A recent research paper talks about a very new addition to the family of MNISTs. This new family with origin in India is a dataset of handwritten digits from Kannada, one of the 22 scheduled languages in India spoken by almost 57 million people.
What Is Kannada-MNIST
The dataset consists of images of handwritten digits in Kannada with 60,000 images in training set and 10,000 images in the test set.

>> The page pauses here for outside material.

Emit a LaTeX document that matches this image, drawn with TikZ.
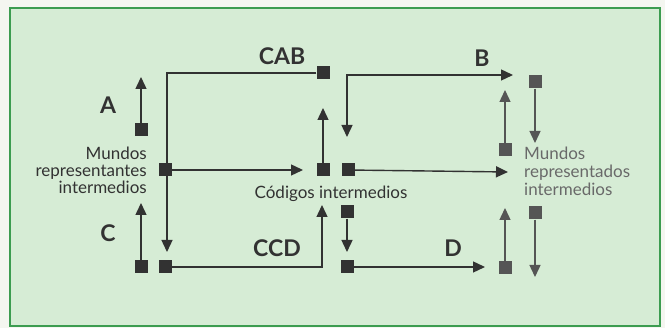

In addition to the training and test set, there is another set which consists of 10,240 images called the Dig-MNIST dataset. Unlike the Kannada MNIST which were handwritten by people who used Kannada as a means of communication, the Dig-MNIST is handwritten by non-Kannadigas, thus acting as a more challenging test set. The images in Dig-MNIST are noisier with smudges and grid borders.
Data set dimensions:
- Training set: 60,000 x 28 × 28
- Test set: 10,000 x 28 x 28
- Dig-MNIST: 10,240 28 × 28
The Kannada-MNIST is to act as a complete replacement to the original MNIST dataset. Although there have been numerous works around Kannada digits in ML, Kannada-MNIST purely addresses the scarcity in data with a count that is up to the original MNISTdataset Standard along with an additional Dig-MNIST dataset.
Kannada-MNIST vs MNIST
The paper also compares the Kannada-MNIST with the MNIST dataset. The paper describes how the two datasets differ in both Morphological and Dimensionality reduction comparisons. The Morphological comparison compares the pixel densities of the images in both the datasets. It was observed that the Kannada-MNIST dataset has a maximal mean pixel-intensity of ∼ 0.3 as compared to the ∼ 0.6 of the MNIST dataset. The statistics of morphological traits were obtained using the Morpho-MNIST framework.
Principle Component Analysis was used to understand the explained variance across the PCA components in which it was found that the top-50 PCA components explain 83% of the total variance for the MNIST dataset while it only explained 63% for Kannada-MNIST.
The research also studies the performance behaviour of the Kannada-MNIST dataset with a standard Convolutional Neural Network.
With an out-of-the-shelf Keras CNN using Adadelta optimizer with a learning-rate=1.0 and ρ = 0.95 the model was able to attain a 97.3% accuracy on the test set. The same model returned an accuracy of 76.2% on the Dig-MNIST dataset.
It Is Open
The work by Vinay Uday Prabhu has been open-sourced to promote future studies on both Kannada-MNIST as well as other languages. The paper also puts down some interesting problem statements or challenges to the large ML community to use the Kannada-MNIST dataset for various studies and researches.
Click here to read the full paper
Click here to go to the official Git.
What To Expect
MNIST has already become a standard turn-to dataset for beginners in machine learning, especially in Computer Vision. With more studies being done and more papers being published on MNIST, we can expect scripts of many more languages to enter into the MNIST family which will induce more challenges as well as new discoveries in the ML spectrum, setting up a new standard.